**Dataset excerpt:**
++++++++++

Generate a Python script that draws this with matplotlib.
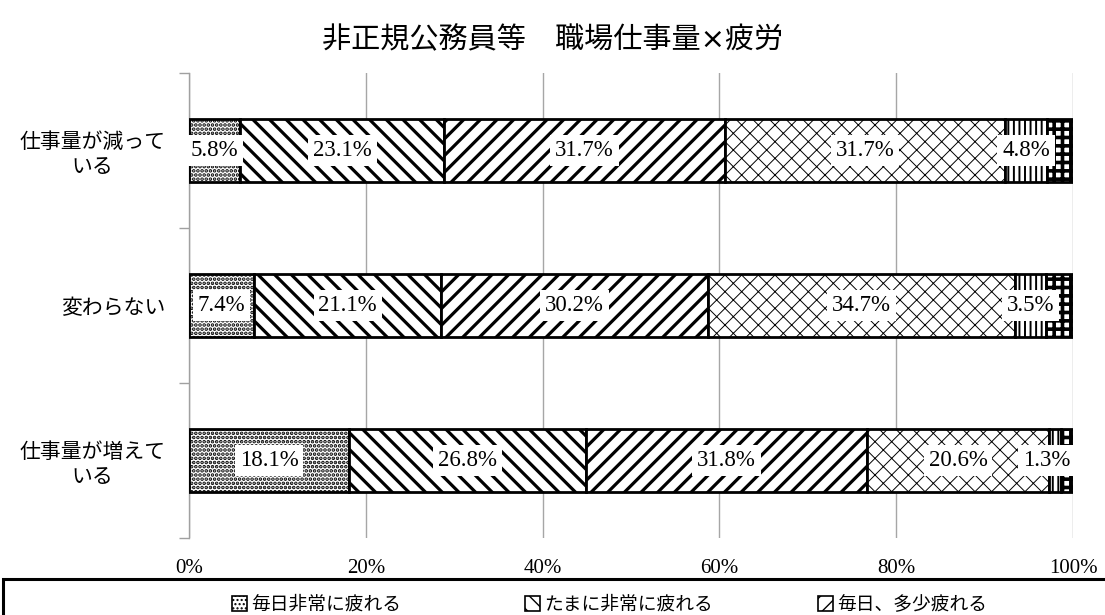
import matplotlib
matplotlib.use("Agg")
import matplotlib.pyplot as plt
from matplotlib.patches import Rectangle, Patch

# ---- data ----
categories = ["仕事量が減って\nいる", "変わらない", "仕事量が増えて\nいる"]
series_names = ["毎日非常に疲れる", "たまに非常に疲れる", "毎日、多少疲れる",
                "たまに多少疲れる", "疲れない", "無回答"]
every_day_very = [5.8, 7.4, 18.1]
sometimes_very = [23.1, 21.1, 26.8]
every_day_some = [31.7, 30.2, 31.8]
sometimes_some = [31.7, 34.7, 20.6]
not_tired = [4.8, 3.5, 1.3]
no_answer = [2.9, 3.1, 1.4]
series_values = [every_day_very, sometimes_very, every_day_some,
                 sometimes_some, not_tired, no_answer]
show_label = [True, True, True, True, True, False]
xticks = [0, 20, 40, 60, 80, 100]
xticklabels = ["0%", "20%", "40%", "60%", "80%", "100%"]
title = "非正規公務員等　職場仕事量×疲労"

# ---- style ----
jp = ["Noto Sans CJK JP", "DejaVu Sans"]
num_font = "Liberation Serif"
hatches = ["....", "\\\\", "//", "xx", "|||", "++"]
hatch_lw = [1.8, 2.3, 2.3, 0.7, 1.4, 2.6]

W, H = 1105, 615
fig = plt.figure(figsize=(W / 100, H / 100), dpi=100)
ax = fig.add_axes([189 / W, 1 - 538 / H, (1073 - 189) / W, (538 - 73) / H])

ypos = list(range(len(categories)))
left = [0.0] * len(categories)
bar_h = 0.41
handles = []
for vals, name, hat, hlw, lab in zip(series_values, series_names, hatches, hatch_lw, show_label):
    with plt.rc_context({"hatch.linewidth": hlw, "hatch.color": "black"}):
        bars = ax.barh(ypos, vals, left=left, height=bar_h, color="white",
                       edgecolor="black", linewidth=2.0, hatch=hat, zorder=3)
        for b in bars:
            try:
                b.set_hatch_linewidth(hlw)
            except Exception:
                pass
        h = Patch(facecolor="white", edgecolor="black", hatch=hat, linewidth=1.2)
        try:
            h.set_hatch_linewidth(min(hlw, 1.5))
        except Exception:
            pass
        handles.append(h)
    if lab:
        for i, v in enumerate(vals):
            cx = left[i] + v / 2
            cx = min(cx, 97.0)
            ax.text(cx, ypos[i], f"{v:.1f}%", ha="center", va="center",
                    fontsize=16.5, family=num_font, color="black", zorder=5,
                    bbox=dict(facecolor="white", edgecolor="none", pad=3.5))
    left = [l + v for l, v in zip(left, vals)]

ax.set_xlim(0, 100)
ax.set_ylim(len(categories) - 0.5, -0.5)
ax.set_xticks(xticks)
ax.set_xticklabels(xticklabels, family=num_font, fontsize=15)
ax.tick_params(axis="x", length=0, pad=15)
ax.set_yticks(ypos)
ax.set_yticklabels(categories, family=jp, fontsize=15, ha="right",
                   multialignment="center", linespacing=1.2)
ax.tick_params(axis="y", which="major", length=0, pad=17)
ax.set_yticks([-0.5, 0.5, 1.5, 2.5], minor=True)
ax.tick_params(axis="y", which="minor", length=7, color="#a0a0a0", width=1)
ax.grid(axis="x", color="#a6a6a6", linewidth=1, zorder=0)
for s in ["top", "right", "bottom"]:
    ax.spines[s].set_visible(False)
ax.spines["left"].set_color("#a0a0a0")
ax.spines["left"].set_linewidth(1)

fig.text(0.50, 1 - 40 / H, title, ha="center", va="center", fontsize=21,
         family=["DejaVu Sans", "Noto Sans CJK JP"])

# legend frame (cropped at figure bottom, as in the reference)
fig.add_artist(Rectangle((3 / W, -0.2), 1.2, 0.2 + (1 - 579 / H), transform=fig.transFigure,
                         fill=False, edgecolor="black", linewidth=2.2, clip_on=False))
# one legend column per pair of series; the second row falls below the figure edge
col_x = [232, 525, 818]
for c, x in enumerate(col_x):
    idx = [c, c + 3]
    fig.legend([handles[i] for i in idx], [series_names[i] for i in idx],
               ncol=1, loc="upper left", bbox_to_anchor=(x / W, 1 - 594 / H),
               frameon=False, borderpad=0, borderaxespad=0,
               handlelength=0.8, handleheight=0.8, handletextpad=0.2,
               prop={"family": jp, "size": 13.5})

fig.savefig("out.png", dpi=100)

++++++++++

**What you will do:** Print, exactly as written, the lines above from the first one to the one containing "from matplotlib.patches import". Leave out pictures.

**Response:**
Generate a Python script that draws this with matplotlib.
import matplotlib
matplotlib.use("Agg")
import matplotlib.pyplot as plt
from matplotlib.patches import Rectangle, Patch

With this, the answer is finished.